Form 5500

Form 5500 is the form used to file an employee benefit plan’s annual information with the Department of Labor (DOL). Form 5500 Schedule A comes from the insurance carriers.


Who has to file?

Only group plans that have 100 or more enrolled as of the anniversary date each year must file, except for government and church groups. You must file a Form 5500 for every Health and Welfare Plan having a 100+ group with a Schedule A.

What must be filed?

In addition to Form 5500, Form M-1 is required to be filed by certain Multiple Employer Welfare Arrangements (MEWAs) and entities claiming not to be MEWAs due to the exception for collectively bargained plans (e.g., entities claiming exemption). Even though most plans will not be required to file Form M-1, they must state in the Form 5500 filing that they were not subject to the M-1 filing requirement.

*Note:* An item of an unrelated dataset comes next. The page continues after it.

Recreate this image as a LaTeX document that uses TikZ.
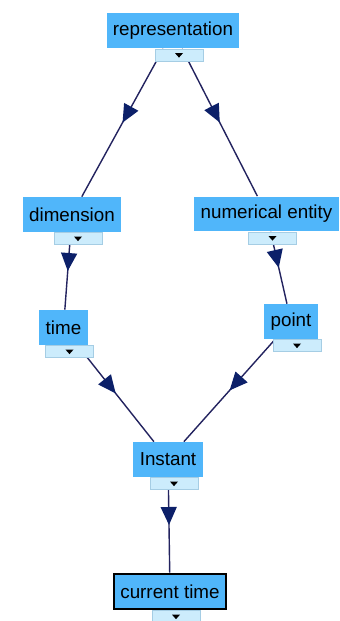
\documentclass[tikz,border=0pt]{standalone}
\usepackage{fontspec}
\setmainfont{Liberation Sans}
\usepackage{tikz}
\usetikzlibrary{arrows.meta, positioning, calc, backgrounds, decorations.markings}
\definecolor{boxblue}{RGB}{80,182,250}
\definecolor{tabblue}{RGB}{204,236,252}
\definecolor{tabedge}{RGB}{165,205,228}
\definecolor{linknavy}{RGB}{35,35,95}
\definecolor{headnavy}{RGB}{12,32,105}

\begin{document}
\begin{tikzpicture}[
  x=0.02cm, y=-0.02cm,
  concept/.style={rectangle, fill=boxblue, text=black, font=\fontsize{10.7}{13}\selectfont,
                  inner xsep=3.6pt, inner ysep=0pt, minimum height=0.7cm},
  current/.style={concept, draw=black, line width=1.6pt},
  tab/.style={rectangle, fill=tabblue, draw=tabedge, line width=0.3pt, inner sep=0pt,
              minimum width=0.96cm, minimum height=0.24cm, xshift=0.12cm},
  link/.style={draw=linknavy, line width=0.8pt, postaction={decorate},
               decoration={markings, mark=at position 0.5 with
                 {\arrow[headnavy]{Triangle[length=3.6mm, width=3.2mm]}}}}
]
\useasboundingbox (0,0) rectangle (340,621);

\node[concept] (rep)   at (173,31)    {representation};
\node[concept] (dim)   at (72,214.5)  {dimension};
\node[concept] (num)   at (266.5,214) {numerical entity};
\node[concept] (time)  at (63.5,327.5){time};
\node[concept] (point) at (291,321.5) {point};
\node[concept] (inst)  at (168,459.5) {Instant};
\node[current] (cur)   at (170,591.5) {current time};

\node[tab] (repT)   [below=0pt of rep]   {};
\node[tab] (dimT)   [below=0pt of dim]   {};
\node[tab] (numT)   [below=0pt of num]   {};
\node[tab] (timeT)  [below=0pt of time]  {};
\node[tab] (pointT) [below=0pt of point] {};
\node[tab] (instT)  [below=0pt of inst]  {};
\node[tab] (curT)   [below=0pt of cur]   {};

\foreach \t in {repT, dimT, numT, timeT, pointT, instT, curT}
  \fill[black] ($(\t.center)+(-4,-2)$) -- ++(8,0) -- ++(-4,4.5) -- cycle;

\begin{scope}[on background layer]
\draw[link] (rep) -- (dim);
\draw[link] (rep) -- (num);
\draw[link] (dim) -- (time);
\draw[link] (num) -- (point);
\draw[link] (time) -- (inst);
\draw[link] (point) -- (inst);
\draw[link] (inst) -- (cur);
\end{scope}
\end{tikzpicture}
\end{document}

What is the filing deadline?

Form 5500 must generally be filed by the last day of the seventh month following the end of the plan year, unless an extension has been granted. For calendar year plans, the deadline is July 31.

How is it filed?

The Form 5500 must be filed electronically using the EFAST2 system at

How can I obtain an extension of time to file?

An extension is only available if applied for on or before the Form 5500 due date. Form 5558 can be filed for an automatic 2½-month extension (e.g., for a calendar year plan, to October 15). Form 5558 must be filed with the IRS in paper format on or before the original due date of the Form 5500. Once your due date has passed, the Form 5500 must be filed through the Delinquent Filers Voluntary Compliance (DFVC) program. The Internal Revenue Service (IRS), DOL, and Pension Benefit Guaranty Corporation (PBGC) may announce special extensions of time under certain circumstances, such as extensions for presidentially declared disasters or for service in, or in support of, the U.S. Armed Forces in a combat zone.

What are the penalties for failing to file Form 5500?

Penalties for failure to file can be costly. In addition to possible criminal penalties for willful Form 5500 failure, the plan administrator is subject to penalties of up to $1,100 for every day a Form 5500 is missing or incomplete.